Culture traditionnelle ayant façonné les paysages, la canne participe aujourd’hui au défi du développement durable en produisant un tiers des énergies renouvelables de La Réunion. La triple performance économique, environnementale, mais aussi sociale, visée par le titre Ier, est pleinement remplie par la filière canne-sucre.

Celle-ci est également à la base de la diversification agricole. Si les fruits et légumes sont devenus la première production agricole de la Réunion et contribuent à la sécurité alimentaire, c’est pour une large part grâce aux revenus garantis liés à la canne. Loin de s’opposer, la canne et la diversification sont deux piliers complémentaires.

Le commissaire européen à l’agriculture a d’ailleurs souligné, lors de son passage à la Réunion, la « capacité d’entraînement de la canne ». Fragiliser l’une des filières, notamment dans le POSEI, c’est remettre en cause l’équilibre de l’ensemble du système, que d’aucuns n’hésitent pas à qualifier de modèle.

Cette solidarité se retrouve à plusieurs niveaux.

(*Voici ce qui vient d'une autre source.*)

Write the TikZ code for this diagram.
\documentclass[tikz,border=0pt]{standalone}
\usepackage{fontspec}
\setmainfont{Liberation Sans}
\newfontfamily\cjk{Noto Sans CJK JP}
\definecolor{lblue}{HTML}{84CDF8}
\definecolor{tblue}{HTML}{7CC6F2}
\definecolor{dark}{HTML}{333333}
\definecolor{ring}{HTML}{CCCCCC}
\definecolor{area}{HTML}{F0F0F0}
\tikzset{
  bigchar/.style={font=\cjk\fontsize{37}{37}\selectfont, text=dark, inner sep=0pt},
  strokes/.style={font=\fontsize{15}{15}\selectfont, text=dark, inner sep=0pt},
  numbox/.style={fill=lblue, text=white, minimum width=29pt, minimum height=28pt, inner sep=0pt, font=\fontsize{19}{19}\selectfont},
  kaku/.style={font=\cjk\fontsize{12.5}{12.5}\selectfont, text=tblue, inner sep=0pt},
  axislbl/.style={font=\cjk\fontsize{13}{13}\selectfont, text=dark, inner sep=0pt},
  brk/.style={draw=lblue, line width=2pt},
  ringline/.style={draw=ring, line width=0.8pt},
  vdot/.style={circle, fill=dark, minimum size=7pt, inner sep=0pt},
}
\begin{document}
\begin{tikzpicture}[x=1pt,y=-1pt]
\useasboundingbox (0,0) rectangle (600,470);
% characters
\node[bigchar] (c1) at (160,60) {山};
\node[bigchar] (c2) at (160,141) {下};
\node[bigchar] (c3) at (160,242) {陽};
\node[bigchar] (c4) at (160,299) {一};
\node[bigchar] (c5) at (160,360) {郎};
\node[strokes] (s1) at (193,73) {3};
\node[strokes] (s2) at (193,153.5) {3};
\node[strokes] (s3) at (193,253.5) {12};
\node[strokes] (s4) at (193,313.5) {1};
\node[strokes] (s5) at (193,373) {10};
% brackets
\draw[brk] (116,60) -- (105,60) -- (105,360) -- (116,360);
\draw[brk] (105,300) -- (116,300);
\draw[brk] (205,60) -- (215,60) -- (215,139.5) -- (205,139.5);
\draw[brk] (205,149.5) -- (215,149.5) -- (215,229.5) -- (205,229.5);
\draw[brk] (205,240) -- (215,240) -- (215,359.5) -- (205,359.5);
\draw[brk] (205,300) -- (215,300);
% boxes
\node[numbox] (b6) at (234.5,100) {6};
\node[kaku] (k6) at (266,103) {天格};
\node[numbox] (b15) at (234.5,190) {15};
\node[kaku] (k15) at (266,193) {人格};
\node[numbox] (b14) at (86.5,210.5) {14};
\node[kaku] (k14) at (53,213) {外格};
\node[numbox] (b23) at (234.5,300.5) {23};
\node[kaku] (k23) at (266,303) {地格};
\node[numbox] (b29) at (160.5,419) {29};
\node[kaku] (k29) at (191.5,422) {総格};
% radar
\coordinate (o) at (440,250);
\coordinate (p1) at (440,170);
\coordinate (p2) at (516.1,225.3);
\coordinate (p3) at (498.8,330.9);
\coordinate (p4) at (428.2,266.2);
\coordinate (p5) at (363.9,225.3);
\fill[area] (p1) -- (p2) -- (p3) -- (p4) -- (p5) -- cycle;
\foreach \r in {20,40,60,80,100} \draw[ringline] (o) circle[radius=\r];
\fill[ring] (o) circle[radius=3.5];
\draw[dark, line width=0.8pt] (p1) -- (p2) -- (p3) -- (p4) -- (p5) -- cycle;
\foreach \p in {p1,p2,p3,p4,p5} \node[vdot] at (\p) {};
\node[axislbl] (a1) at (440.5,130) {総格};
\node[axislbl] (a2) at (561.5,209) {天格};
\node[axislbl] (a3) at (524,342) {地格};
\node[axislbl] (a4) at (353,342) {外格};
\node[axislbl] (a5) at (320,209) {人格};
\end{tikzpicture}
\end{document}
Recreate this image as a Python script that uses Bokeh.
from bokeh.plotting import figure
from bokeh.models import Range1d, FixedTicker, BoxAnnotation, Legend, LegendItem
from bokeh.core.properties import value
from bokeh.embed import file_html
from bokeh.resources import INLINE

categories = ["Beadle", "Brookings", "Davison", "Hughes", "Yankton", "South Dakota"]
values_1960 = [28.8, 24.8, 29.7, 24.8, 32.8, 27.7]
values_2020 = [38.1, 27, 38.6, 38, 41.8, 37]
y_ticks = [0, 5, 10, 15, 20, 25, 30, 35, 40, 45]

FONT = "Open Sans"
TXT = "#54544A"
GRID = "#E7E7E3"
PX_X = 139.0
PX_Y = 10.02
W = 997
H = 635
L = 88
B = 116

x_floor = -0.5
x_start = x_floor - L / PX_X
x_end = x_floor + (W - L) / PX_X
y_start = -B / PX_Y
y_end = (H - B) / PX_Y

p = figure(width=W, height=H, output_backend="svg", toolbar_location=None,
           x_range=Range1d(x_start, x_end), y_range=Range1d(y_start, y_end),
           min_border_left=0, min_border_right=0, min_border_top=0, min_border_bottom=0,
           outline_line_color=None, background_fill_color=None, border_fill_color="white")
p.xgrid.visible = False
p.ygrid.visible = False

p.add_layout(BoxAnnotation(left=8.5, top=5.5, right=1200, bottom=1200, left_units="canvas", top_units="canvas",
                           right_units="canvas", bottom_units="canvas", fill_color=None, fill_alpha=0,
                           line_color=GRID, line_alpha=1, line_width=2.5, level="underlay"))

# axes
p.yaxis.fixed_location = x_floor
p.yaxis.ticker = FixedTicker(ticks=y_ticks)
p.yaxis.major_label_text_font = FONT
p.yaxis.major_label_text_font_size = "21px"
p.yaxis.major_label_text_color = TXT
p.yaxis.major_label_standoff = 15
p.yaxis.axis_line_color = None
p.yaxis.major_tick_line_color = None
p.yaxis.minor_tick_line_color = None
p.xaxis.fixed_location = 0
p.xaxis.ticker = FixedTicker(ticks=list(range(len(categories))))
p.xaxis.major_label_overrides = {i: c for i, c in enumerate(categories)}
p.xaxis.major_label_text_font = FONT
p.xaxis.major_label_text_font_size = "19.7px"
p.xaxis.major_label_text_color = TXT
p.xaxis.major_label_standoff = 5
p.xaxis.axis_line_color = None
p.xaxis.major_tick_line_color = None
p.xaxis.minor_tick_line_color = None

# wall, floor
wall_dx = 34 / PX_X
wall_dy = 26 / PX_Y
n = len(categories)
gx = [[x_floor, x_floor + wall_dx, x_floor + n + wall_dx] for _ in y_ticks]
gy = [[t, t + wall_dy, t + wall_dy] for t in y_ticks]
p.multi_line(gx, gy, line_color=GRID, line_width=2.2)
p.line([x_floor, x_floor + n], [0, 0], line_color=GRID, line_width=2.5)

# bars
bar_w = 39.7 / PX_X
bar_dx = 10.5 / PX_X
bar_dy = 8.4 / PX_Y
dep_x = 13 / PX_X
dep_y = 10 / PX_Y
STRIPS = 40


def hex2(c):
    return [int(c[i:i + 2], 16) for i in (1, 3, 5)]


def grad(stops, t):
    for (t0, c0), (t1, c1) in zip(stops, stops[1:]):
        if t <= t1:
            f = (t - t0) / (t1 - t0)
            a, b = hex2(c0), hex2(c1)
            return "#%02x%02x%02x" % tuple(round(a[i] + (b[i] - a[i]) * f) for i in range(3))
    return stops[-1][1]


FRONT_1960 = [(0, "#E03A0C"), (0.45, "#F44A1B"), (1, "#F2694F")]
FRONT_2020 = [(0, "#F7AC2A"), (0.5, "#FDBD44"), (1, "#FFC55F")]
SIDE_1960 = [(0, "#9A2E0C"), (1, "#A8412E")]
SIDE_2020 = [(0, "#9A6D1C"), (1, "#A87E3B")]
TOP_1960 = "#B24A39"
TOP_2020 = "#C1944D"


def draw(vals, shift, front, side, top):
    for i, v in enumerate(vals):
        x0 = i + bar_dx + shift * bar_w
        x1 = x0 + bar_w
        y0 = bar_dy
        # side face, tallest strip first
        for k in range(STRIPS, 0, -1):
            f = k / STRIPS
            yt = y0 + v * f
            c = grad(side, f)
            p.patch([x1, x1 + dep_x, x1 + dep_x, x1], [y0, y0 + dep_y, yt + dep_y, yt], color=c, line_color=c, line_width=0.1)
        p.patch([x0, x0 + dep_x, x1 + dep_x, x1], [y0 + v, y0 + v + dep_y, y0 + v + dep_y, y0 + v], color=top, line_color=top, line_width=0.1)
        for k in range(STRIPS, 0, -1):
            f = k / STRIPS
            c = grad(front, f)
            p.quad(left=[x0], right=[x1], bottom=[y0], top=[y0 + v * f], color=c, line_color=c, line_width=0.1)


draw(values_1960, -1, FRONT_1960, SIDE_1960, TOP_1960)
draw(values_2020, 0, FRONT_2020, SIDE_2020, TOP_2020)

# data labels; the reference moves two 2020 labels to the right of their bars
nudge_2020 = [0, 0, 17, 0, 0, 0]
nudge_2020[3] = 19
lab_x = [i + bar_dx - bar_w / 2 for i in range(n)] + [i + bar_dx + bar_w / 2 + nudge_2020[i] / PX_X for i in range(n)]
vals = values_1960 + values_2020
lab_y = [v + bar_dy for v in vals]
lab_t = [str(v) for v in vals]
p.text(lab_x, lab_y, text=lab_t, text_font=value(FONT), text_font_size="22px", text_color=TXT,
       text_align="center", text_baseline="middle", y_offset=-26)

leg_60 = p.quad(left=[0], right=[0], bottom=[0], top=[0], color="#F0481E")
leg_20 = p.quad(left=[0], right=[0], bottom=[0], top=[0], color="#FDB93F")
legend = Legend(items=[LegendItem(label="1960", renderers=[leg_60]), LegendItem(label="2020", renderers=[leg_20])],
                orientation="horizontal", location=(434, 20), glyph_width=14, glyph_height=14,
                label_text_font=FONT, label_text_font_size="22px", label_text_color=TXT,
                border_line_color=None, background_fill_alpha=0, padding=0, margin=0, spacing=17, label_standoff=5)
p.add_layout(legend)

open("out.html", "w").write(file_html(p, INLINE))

Ainsi du foncier agricole, qui est limité mais surtout menacé par une urbanisation pas toujours maîtrisée. La préservation des terres est indispensable pour l’ensemble du secteur agricole et les 7 000 hectares de terres en friche recensées sont destinés à être mises à la disposition des deux filières.

Assurer l’avenir de la canne, c’est permettre d’aller plus loin dans la diversification et dans le développement d’une industrie de transformation agroalimentaire, dont les perspectives sont considérables en termes de débouchés et de création d’emplois, ainsi que vient de le chiffrer une étude récente.

À cet égard, il est souhaitable que le plan régional de l’agriculture durable aborde de manière prioritaire la structuration des différentes filières de la diversification. Elle seule peut non seulement éviter les fluctuations brutales des productions ou des prix, mais aussi répondre aux exigences de traçabilité et de sécurité alimentaire.

Plus qu’ailleurs, les jeunes agriculteurs d’outre-mer rencontrent des difficultés pour s’installer. Du manque de foncier aux retraites trop modestes des exploitants agricoles, en passant par d’inextricables indivisions, les causes sont identifiées et demandent à présent des réponses qui vont au-delà de celles que prévoit le titre II, consacré au renouvellement des générations.

Toujours en direction des jeunes, l’enseignement agricole est appelé à évoluer de manière à anticiper et à accompagner l’agriculture du futur. Comment les mesures prévues se traduiront-elles dans les outre-mer ?

De même, tout en saluant le développement d’une grande industrie de biocontrôle, les professionnels s’interrogent sur l’attention que l’Agence nationale chargée de la sécurité sanitaire de l’alimentation, de l’environnement et du travail – l’ANSES –, désormais en charge des missions relatives aux produits phytosanitaires, accordera aux caractéristiques d’une agriculture tropicale.

À vrai dire, notre approche de ce texte a été constamment guidée par la nécessité d’adapter à nos régions des mesures élaborées pour une agriculture de zone tempérée. Nous avons déposé à cet effet plusieurs amendements. Le plus simple et sans doute aussi le plus efficace, monsieur le ministre, aurait été de travailler à partir d’un texte consacré aux agricultures d’outre-mer.